Jin was unable to keep his eyes from widening, but he didn’t freeze. He was far too well trained to do something so obvious. He simply moved his hand in a smooth motion, and the tiny earring was ripped from the decaying ear, a scrap of skin still dangling from it.
“I’m not finding anything,” he said, getting to his feet as he willed his face to total immobility.
He looked at the native, who returned his regard impassively. The local “king” was named T’Kal Vlan. He’d greeted the search team as long-lost cousins, all the time giving the impression that he wanted to sell them a rug. For T’Leen Targ, though, it always seemed to be a toss-up between selling them a rug and burying them in one. Now the local scratched his horn with his hook and nodded . . . in a distinctly human fashion.
“I take it that you did not find anything,” Targ said. “I’m so sorry. Will you be taking the bodies with you?”
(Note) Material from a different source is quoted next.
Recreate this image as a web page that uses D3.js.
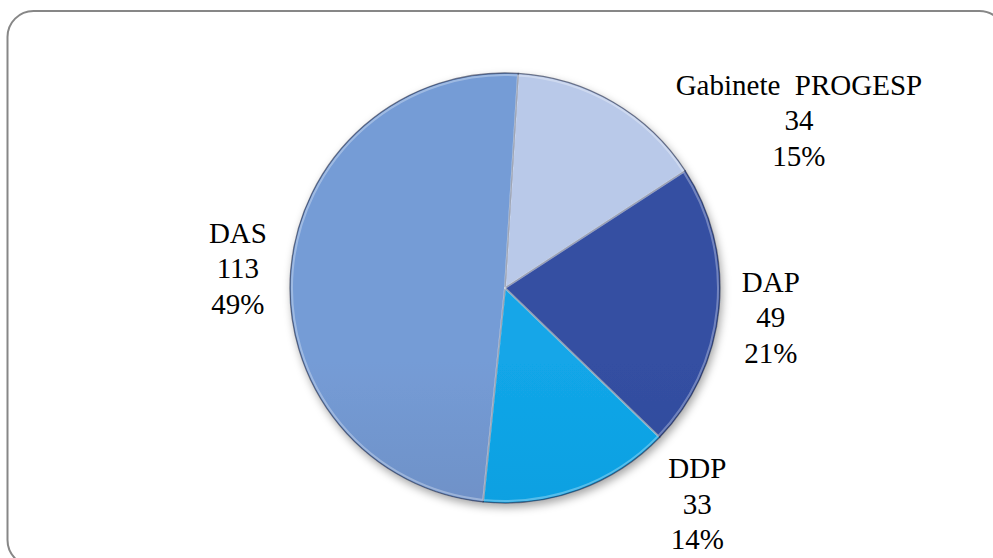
<!DOCTYPE html>
<html>
<head>
<meta charset="utf-8">
<script src="https://cdn.jsdelivr.net/npm/d3@7"></script>
<style>
  html, body { margin: 0; padding: 0; background: #ffffff; }
  svg { display: block; }
</style>
</head>
<body>
<div id="chart"></div>
<script>
// data
var categories = ["Gabinete  PROGESP", "DAP", "DDP", "DAS"];
var values = [34, 49, 33, 113];

// look of each slice: gradient top / bottom
var colorsTop = ["#b9c9e9", "#344fa2", "#12a6e8", "#759cd6"];
var colorsBottom = ["#97a8c4", "#2a438e", "#0795d4", "#627cab"];
// small nudges for labels that Excel pushed off the radial line
var labelShift = [[160, 62], [1, 4], [101, -34], [-2, 2]];

var width = 993, height = 558;
var cx = 505, cy = 288, radius = 215;
var rotation = 3.5 * Math.PI / 180;

var svg = d3.select("#chart").append("svg")
  .attr("width", width)
  .attr("height", height);

var defs = svg.append("defs");

var shadow = defs.append("filter")
  .attr("id", "shadow")
  .attr("x", "-20%").attr("y", "-20%")
  .attr("width", "140%").attr("height", "140%");
shadow.append("feDropShadow")
  .attr("dx", 2).attr("dy", 4)
  .attr("stdDeviation", 4)
  .attr("flood-color", "#000")
  .attr("flood-opacity", 0.35);

categories.forEach(function(c, i) {
  var g = defs.append("linearGradient")
    .attr("id", "grad" + i)
    .attr("gradientUnits", "userSpaceOnUse")
    .attr("x1", 0).attr("y1", cy - radius)
    .attr("x2", 0).attr("y2", cy + radius);
  g.append("stop").attr("offset", "0%").attr("stop-color", colorsTop[i]);
  g.append("stop").attr("offset", "100%").attr("stop-color", colorsBottom[i]);
});

// frame
svg.append("rect")
  .attr("x", 7.5).attr("y", 11)
  .attr("width", 998).attr("height", 555)
  .attr("rx", 26).attr("ry", 26)
  .attr("fill", "none")
  .attr("stroke", "#878787")
  .attr("stroke-width", 2);

var pie = d3.pie()
  .sort(null)
  .startAngle(rotation)
  .endAngle(rotation + 2 * Math.PI)
  .value(function(d) { return d; });

var arcs = pie(values);
var total = d3.sum(values);

var arc = d3.arc().innerRadius(0).outerRadius(radius);
var bevel = d3.arc().innerRadius(0).outerRadius(radius - 2);

var group = svg.append("g")
  .attr("transform", "translate(" + cx + "," + cy + ")");

var slices = group.append("g").attr("filter", "url(#shadow)");

slices.selectAll("path.slice").data(arcs).enter().append("path")
  .attr("class", "slice")
  .attr("d", arc)
  .attr("fill", function(d, i) { return "url(#grad" + i + ")"; })
  .attr("stroke", "rgba(30,40,70,0.6)")
  .attr("stroke-width", 1.3)
  .attr("stroke-linejoin", "round");

// soft bevel highlight along edges
group.selectAll("path.bevel").data(arcs).enter().append("path")
  .attr("class", "bevel")
  .attr("d", bevel)
  .attr("fill", "none")
  .attr("stroke", "rgba(255,255,255,0.3)")
  .attr("stroke-width", 2)
  .attr("stroke-linejoin", "round");

// labels
var labelRadius = 266;
var lineGap = 35.5;
var labels = group.selectAll("text.lbl").data(arcs).enter().append("text")
  .attr("class", "lbl")
  .attr("text-anchor", "middle")
  .style("font-family", "'Liberation Serif', 'Times New Roman', serif")
  .style("font-size", "29px")
  .style("fill", "#000")
  .attr("transform", function(d, i) {
    var a = (d.startAngle + d.endAngle) / 2;
    var x = Math.sin(a) * labelRadius + labelShift[i][0];
    var y = -Math.cos(a) * labelRadius + labelShift[i][1];
    return "translate(" + x + "," + y + ")";
  });

labels.each(function(d, i) {
  var t = d3.select(this);
  var lines = [categories[i], String(values[i]), Math.round(values[i] / total * 100) + "%"];
  lines.forEach(function(s, k) {
    t.append("tspan")
      .attr("x", 0)
      .attr("y", (k - 1) * lineGap + 10)
      .style("white-space", "pre")
      .text(s);
  });
});
</script>
</body>
</html>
“I think not,” Jin replied. Standing as they were, the team leader was behind the local. Jin reached out with his left hand, and the Mardukan took it automatically, another example of acculturation to Terrans. Jin wondered if the Marines had realized how many clues they were unavoidably leaving behind. Given who they apparently were, it was probable, for all the proof of how hard they’d worked to avoid it. As he shook the Mardukan’s slime-covered hand, a tiny drop of bronze was left behind, stuck in the mucus.
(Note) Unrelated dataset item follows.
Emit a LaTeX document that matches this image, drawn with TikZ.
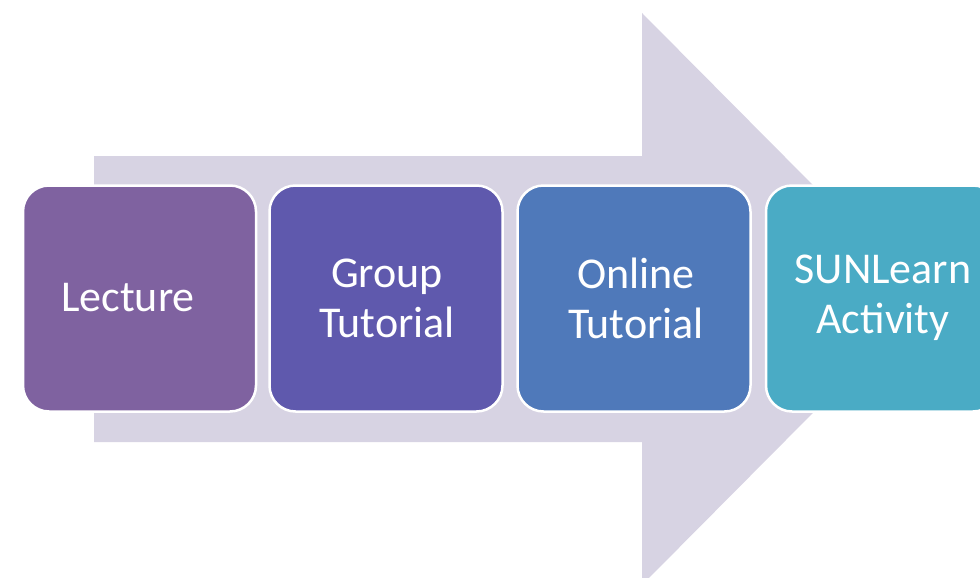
\documentclass[tikz,border=0pt]{standalone}
\usepackage{fontspec}
\setmainfont{Carlito}
\definecolor{arrowc}{HTML}{D7D3E3}
\definecolor{c1}{HTML}{7F62A0}
\definecolor{c2}{HTML}{5F59AD}
\definecolor{c3}{HTML}{4F79BA}
\definecolor{c4}{HTML}{4AABC5}
\tikzset{
  stepbox/.style={rectangle, rounded corners=26pt, draw=white, line width=2.5pt,
    minimum width=233pt, minimum height=226pt, inner sep=0pt},
  lbl/.style={text=white, align=center, font=\fontsize{44}{50}\selectfont, inner sep=0pt}
}
\begin{document}
\begin{tikzpicture}[x=1pt,y=-1pt]
\useasboundingbox (0,0) rectangle (980,578);
\clip (0,0) rectangle (980,578);
\fill[arrowc] (94,156) -- (642,156) -- (642,13) -- (926,299) -- (642,585) -- (642,442) -- (94,442) -- cycle;
\node[stepbox, fill=c1] (lecture) at (139.5,298.5) {};
\node[stepbox, fill=c2] (group) at (386,298.5) {};
\node[stepbox, fill=c3] (online) at (634,298.5) {};
\node[stepbox, fill=c4] (sun) at (882.5,298.5) {};
\node[lbl] (tlecture) at (128,298) {Lecture};
\node[lbl] (tgroup) at (387,298) {Group\\Tutorial};
\node[lbl] (tonline) at (636,298) {Online\\Tutorial};
\node[lbl] (tsun) at (883,298) {SUNLearn\\Activity};
\end{tikzpicture}
\end{document}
“I don’t think we’ll be back,” the commo tech said. “But you might want to melt this down so nobody else finds it.”
In the palm of the native’s hand, the word “BARBARIANS” was briefly impressed into the mucus.
Then it disappeared.
CHAPTER
ONE
“It’s a halyard.”
“No, it’s a stay. T’e headstay.”
The thirty-meter schooner Ima Hooker swooped closehauled into aquamarine swells so perfect they might have been drawn from a painting by the semimythical Maxfield Parrish. Overhead, the rigging sang in a faint but steady breeze. That gentle zephyr, smelling faintly of brine, was the only relief for the sweltering figures on her deck.
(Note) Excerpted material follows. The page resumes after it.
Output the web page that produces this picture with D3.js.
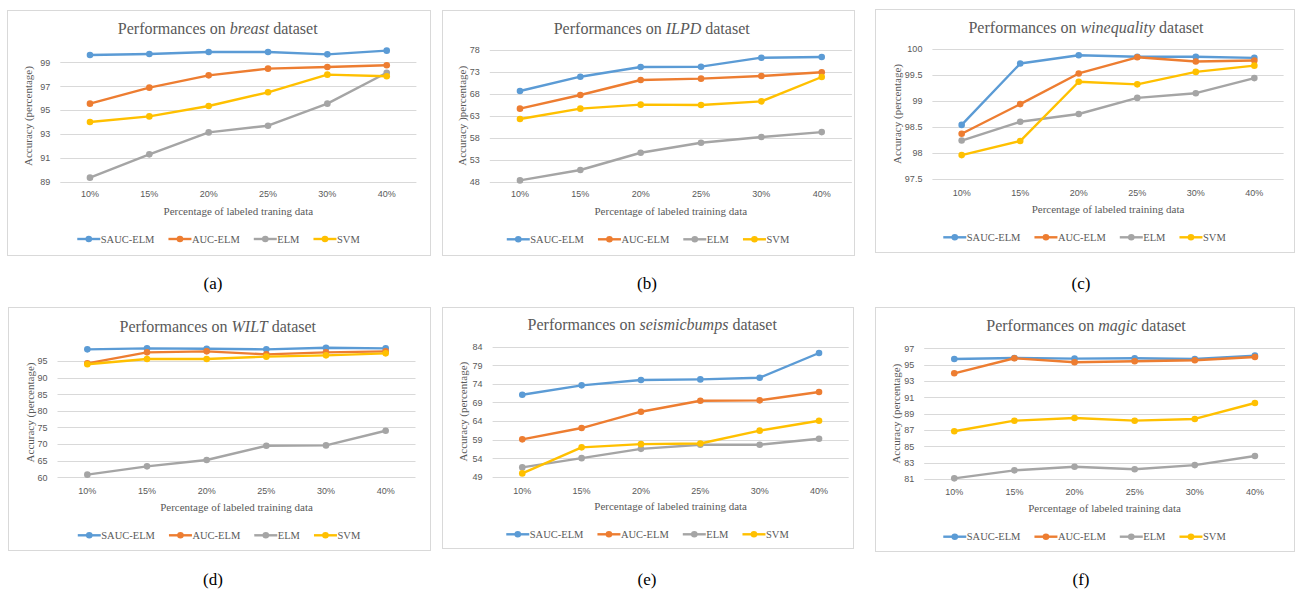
<!DOCTYPE html>
<html>
<head>
<meta charset="utf-8">
<script src="https://cdn.jsdelivr.net/npm/d3@7"></script>
<style>
  html, body { margin: 0; padding: 0; background: #fff; }
  svg { display: block; }
</style>
</head>
<body>
<svg id="chart" width="1295" height="590"></svg>
<script>
// Six Excel-style line charts: SAUC-ELM vs AUC-ELM vs ELM vs SVM on six datasets.

const categories = ["10%", "15%", "20%", "25%", "30%", "40%"];
const seriesNames = ["SAUC-ELM", "AUC-ELM", "ELM", "SVM"];
const seriesColors = ["#5b9bd5", "#ed7d31", "#a5a5a5", "#ffc000"];

// one row per series, in seriesNames order
const breastValues = [
  [99.61, 99.70, 99.87, 99.87, 99.67, 99.98],
  [95.54, 96.88, 97.91, 98.47, 98.61, 98.75],
  [89.34, 91.29, 93.13, 93.69, 95.54, 98.13],
  [94.00, 94.47, 95.34, 96.49, 97.97, 97.83]
];
const ilpdValues = [
  [68.66, 71.92, 74.13, 74.20, 76.25, 76.40],
  [64.64, 67.75, 71.17, 71.47, 72.08, 72.92],
  [48.30, 50.66, 54.60, 56.88, 58.17, 59.30],
  [62.28, 64.64, 65.55, 65.47, 66.30, 71.85]
];
const wineValues = [
  [98.54, 99.72, 99.88, 99.85, 99.85, 99.83],
  [98.37, 98.94, 99.53, 99.84, 99.76, 99.78],
  [98.24, 98.60, 98.75, 99.06, 99.15, 99.44],
  [97.96, 98.23, 99.37, 99.32, 99.56, 99.68]
];
const wiltValues = [
  [98.5, 98.8, 98.7, 98.5, 99.0, 98.8],
  [94.3, 97.6, 97.9, 97.0, 97.6, 97.9],
  [60.8, 63.3, 65.2, 69.5, 69.6, 74.0],
  [94.0, 95.6, 95.6, 96.3, 96.7, 97.3]
];
const seismicValues = [
  [71.07, 73.59, 75.02, 75.20, 75.65, 82.30],
  [59.05, 62.10, 66.50, 69.46, 69.55, 71.80],
  [51.50, 54.00, 56.50, 57.60, 57.60, 59.20],
  [49.89, 56.90, 57.77, 57.95, 61.40, 64.07]
];
const magicValues = [
  [95.69, 95.82, 95.73, 95.78, 95.69, 96.10],
  [93.94, 95.78, 95.29, 95.41, 95.53, 95.94],
  [81.08, 82.06, 82.50, 82.20, 82.70, 83.82],
  [86.84, 88.14, 88.47, 88.14, 88.35, 90.30]
];

const breastTicks = [89, 91, 93, 95, 97, 99];
const ilpdTicks = [48, 53, 58, 63, 68, 73, 78];
const wineTicks = [97.5, 98, 98.5, 99, 99.5, 100];
const wiltTicks = [60, 65, 70, 75, 80, 85, 90, 95];
const seismicTicks = [49, 54, 59, 64, 69, 74, 79, 84];
const magicTicks = [81, 83, 85, 87, 89, 91, 93, 95, 97];

const panels = [
  { caption: "(a)", name: "breast", values: breastValues, ticks: breastTicks, domain: [89, 100],
    xTitle: "Percentage of labeled traning data", yTitle: "Accuracy (percentage)",
    box: [7, 10, 430, 255], plot: [60.3, 50.4, 416.4, 181.7],
    titleX: 217.7, titleY: 28, yTitleX: 28, tickY: 194.3, xTitleY: 210.7, legendY: 239, capX: 213, capY: 283 },
  { caption: "(b)", name: "ILPD", values: ilpdValues, ticks: ilpdTicks, domain: [48, 78],
    xTitle: "Percentage of labeled training data", yTitle: "Accuracy )percentage)",
    box: [442, 10, 854, 255], plot: [489.8, 50, 851.9, 181.7],
    titleX: 651.7, titleY: 28.3, yTitleX: 461.7, tickY: 194.3, xTitleY: 210.7, legendY: 239.3, capX: 647, capY: 283 },
  { caption: "(c)", name: "winequality", values: wineValues, ticks: wineTicks, domain: [97.5, 100],
    xTitle: "Percentage of labeled training data", yTitle: "Accuracy (percentage)",
    box: [875, 9, 1294, 252], plot: [932.4, 49, 1283.6, 179],
    titleX: 1086, titleY: 26.7, yTitleX: 896.7, tickY: 192.7, xTitleY: 209, legendY: 237.3, capX: 1081, capY: 283 },
  { caption: "(d)", name: "WILT", values: wiltValues, ticks: wiltTicks, domain: [60, 99],
    xTitle: "Percentage of labeled training data", yTitle: "Accuracy (percentage)",
    box: [8, 307, 430, 550], plot: [57.5, 347.7, 415.5, 477.3],
    titleX: 217.8, titleY: 326, yTitleX: 30, tickY: 491, xTitleY: 506.7, legendY: 535.3, capX: 213, capY: 579 },
  { caption: "(e)", name: "seismicbumps", values: seismicValues, ticks: seismicTicks, domain: [49, 84],
    xTitle: "Percentage of labeled training data", yTitle: "Accuracy (percentage)",
    box: [442, 307, 853, 548], plot: [492.6, 346.7, 848.7, 476.7],
    titleX: 652.2, titleY: 324.3, yTitleX: 463.3, tickY: 490.7, xTitleY: 505.7, legendY: 534.3, capX: 647, capY: 579 },
  { caption: "(f)", name: "magic", values: magicValues, ticks: magicTicks, domain: [81, 97],
    xTitle: "Percentage of labeled training data", yTitle: "Accuracy (percentage)",
    box: [875, 307, 1294, 551], plot: [924.2, 348.3, 1285, 479],
    titleX: 1086, titleY: 325, yTitleX: 895.7, tickY: 492.3, xTitleY: 507.7, legendY: 536.7, capX: 1081, capY: 579 }
];

const svg = d3.select("#chart");
const serif = "'Liberation Serif', 'Times New Roman', serif";
const sans = "'Liberation Sans', Arial, sans-serif";
const textGray = "#595959";

panels.forEach(p => drawPanel(p));

function drawPanel(p) {
  const [bx0, by0, bx1, by1] = p.box;
  const [left, top, right, bottom] = p.plot;
  const g = svg.append("g");

  g.append("rect")
    .attr("x", bx0 + 0.5).attr("y", by0 + 0.5)
    .attr("width", bx1 - bx0).attr("height", by1 - by0)
    .attr("fill", "#fff").attr("stroke", "#d9d9d9").attr("stroke-width", 1);

  const x = d3.scalePoint().domain(categories).range([left, right]).padding(0.5);
  const y = d3.scaleLinear().domain(p.domain).range([bottom, top]);

  // horizontal gridlines
  g.selectAll(".grid")
    .data(p.ticks)
    .join("line")
    .attr("x1", left).attr("x2", right)
    .attr("y1", d => Math.round(y(d)) + 0.5).attr("y2", d => Math.round(y(d)) + 0.5)
    .attr("stroke", "#d9d9d9").attr("stroke-width", 1);

  // y axis labels
  const yAxis = d3.axisLeft(y).tickValues(p.ticks).tickSize(0).tickPadding(10).tickFormat(d3.format("~g"));
  const ya = g.append("g").attr("transform", `translate(${left},0)`).call(yAxis);
  ya.select(".domain").remove();
  ya.selectAll(".tick text").attr("fill", textGray).attr("font-family", sans).attr("font-size", 9);

  // x axis labels
  g.selectAll(".xlab")
    .data(categories)
    .join("text")
    .attr("x", d => x(d)).attr("y", p.tickY)
    .attr("text-anchor", "middle").attr("dominant-baseline", "central")
    .attr("fill", textGray).attr("font-family", sans).attr("font-size", 9)
    .text(d => d);

  // title with italic dataset name
  const title = g.append("text")
    .attr("x", p.titleX).attr("y", p.titleY)
    .attr("text-anchor", "middle").attr("dominant-baseline", "central")
    .attr("fill", textGray).attr("font-family", serif).attr("font-size", 16);
  title.append("tspan").text("Performances on ");
  title.append("tspan").attr("font-style", "italic").text(p.name);
  title.append("tspan").text(" dataset");

  g.append("text")
    .attr("x", (left + right) / 2).attr("y", p.xTitleY)
    .attr("text-anchor", "middle").attr("dominant-baseline", "central")
    .attr("fill", textGray).attr("font-family", serif).attr("font-size", 11)
    .text(p.xTitle);

  g.append("text")
    .attr("transform", `translate(${p.yTitleX},${(top + bottom) / 2}) rotate(-90)`)
    .attr("text-anchor", "middle").attr("dominant-baseline", "central")
    .attr("fill", textGray).attr("font-family", serif).attr("font-size", 11)
    .text(p.yTitle);

  // series lines and markers
  const line = d3.line().x((d, i) => x(categories[i])).y(d => y(d));
  p.values.forEach((vals, si) => {
    g.append("path")
      .datum(vals)
      .attr("fill", "none")
      .attr("stroke", seriesColors[si])
      .attr("stroke-width", 2.4)
      .attr("stroke-linejoin", "round")
      .attr("d", line);
    g.selectAll(null)
      .data(vals)
      .join("circle")
      .attr("cx", (d, i) => x(categories[i]))
      .attr("cy", d => y(d))
      .attr("r", 3.3)
      .attr("fill", seriesColors[si]);
  });

  // legend, centered under the panel
  const leg = g.append("g");
  let cursor = 0;
  seriesNames.forEach((name, si) => {
    const item = leg.append("g").attr("transform", `translate(${cursor},0)`);
    item.append("line")
      .attr("x1", 0).attr("x2", 23).attr("y1", 0).attr("y2", 0)
      .attr("stroke", seriesColors[si]).attr("stroke-width", 2.4);
    item.append("circle").attr("cx", 11.5).attr("cy", 0).attr("r", 3.3).attr("fill", seriesColors[si]);
    const t = item.append("text")
      .attr("x", 23.5).attr("y", 0)
      .attr("dominant-baseline", "central")
      .attr("fill", textGray).attr("font-family", serif).attr("font-size", 10.5)
      .text(name);
    cursor += 23.5 + t.node().getComputedTextLength() + 14;
  });
  const legWidth = cursor - 14;
  leg.attr("transform", `translate(${(bx0 + bx1) / 2 - legWidth / 2},${p.legendY})`);

  // sub-figure caption
  svg.append("text")
    .attr("x", p.capX).attr("y", p.capY)
    .attr("text-anchor", "middle").attr("dominant-baseline", "central")
    .attr("fill", "#000").attr("font-family", serif).attr("font-size", 17)
    .text(p.caption);
}
</script>
</body>
</html>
Julian mopped his brow and pointed to the offending bit of rigging.
“Look, there’s a rope—”
“A line,” Poertena corrected pedantically.
“Okay, there’s a line and a pulley—”
“T’at’s a block. Actually, it’s a deadeye.”
“Really? I thought a block was one of those with cranks.”
“No, t’at’s a windlass.”
Six other schooners kept formation on Hooker. Five of them were identical to the one on whose deck Julian and Poertena stood: low, trim hulls with two masts of equal height and what was technically known as a “topsail schooner rig.” What that meant was that each mast carried a “gaff sail,” a fore-and-aft sail cut like a truncated triangle with its head set from an angled yard—the “gaff”—while the foremast also carried an entire set of conventional square sails. The after gaff sail—the “mainsail,” Julian mentally corrected; after all, he had to get something right—had a boom; the forward gaff sail did not. Of course, it was called the foresail whereas the lowest square sail on that mast was called the “fore course,” which struck him as a weird name for any sail. Then there were the “fore topsail,” “fore topgallant,” and “fore royal,” all set above the fore course.